While DRS would ordinarily eliminate howlers like the Kallis decision, the error in this case rested with umpire Rod Tucker, the man the decision was referred to. Duminy insists that South Africa’s focus was on getting their game back on track instead of focusing on a controversial decision.
“I guess the DRS is there to help these situations. It's one of those cases where you just have to move on and focus on the next partnership as a team. We were in a spot of bother at the time so we had to focus on rebuilding and not the DRS,” Duminy said.
Duminy combined with Western Province teammate Vernon Philander to put on a solid 72-run partnership. The two know each other well, and have played plenty of cricket together and the two were focused on their role of getting the team back on track after an early innings wobble.

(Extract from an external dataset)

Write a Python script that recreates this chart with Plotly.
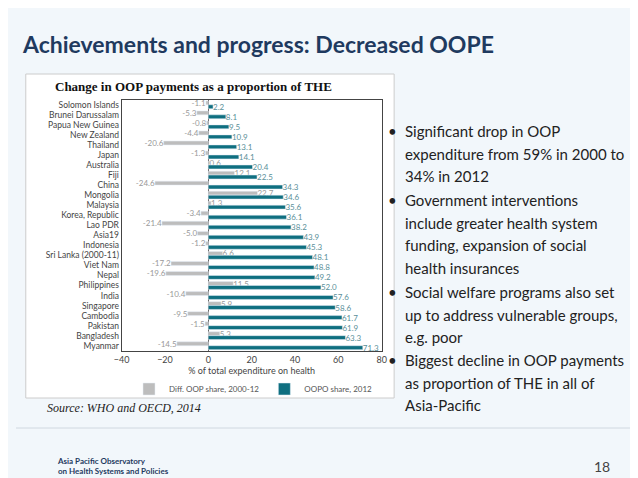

“We consider ourselves as the engine room in the team, so we just focused on building a partnership. We know that if the top order fails, we need to step in and we focused on that,” said Duminy.
“I think Vernon batted exceptionally well; he showed his potential at Derbyshire. I've batted with him for a number of years now, and he definitely showed what he's capable of.”
South Africa will resume day two on 262-7 with Philander and Steyn at the crease, and Duminy says the team is aiming to get around 300 or above before letting their bowlers loose to dig in and pull them back into the game. He also expects the spinners to play a part as the game progresses.
“We would like to get to 300 if we can; anything above that would be a bonus. There is always something in it for the bowlers and if we can make use of that with the attack we have, we'll be in a good position,” said Duminy.
“Steyn was exciting to watch, he has a big heart and he'll get stuck in there and hopefully he'll put up a few more runs for us.
“I think as the Test goes on there will be something in for the spinners. The wider Swann bowled, the more he got out of the wicket. With the straighter lines, he didn't get quite as much out of it. As the pitch continues to wear and tear, I think we'll see them get more out of it.”
The 28-year old played well, up until England took the new ball and he chased after a rank wide delivery off James Anderson, edging through to Prior. The new ball often does more damage for batsmen mentally, but Duminy admitted that he simply played a daft shot.
“I don't think there was mental block with the new ball and the shot I played; I just think it was a poor shot. I was happy with the way things went up until then, but after I got out it was good to see Vernon and Dale battle to make sure we don't lose another wicket. We're in an okay position, but we need somehow get a few more runs on the board tomorrow,” Duminy said.
The day was capped off with a power failure at the ground, which saw half the floodlights go out and the power in the media centre shut down, resulting in the umpires calling an end to play because of bad light with 2.2 overs still remaining in the day while journalists all scrambled to find the nearest café to file their stories.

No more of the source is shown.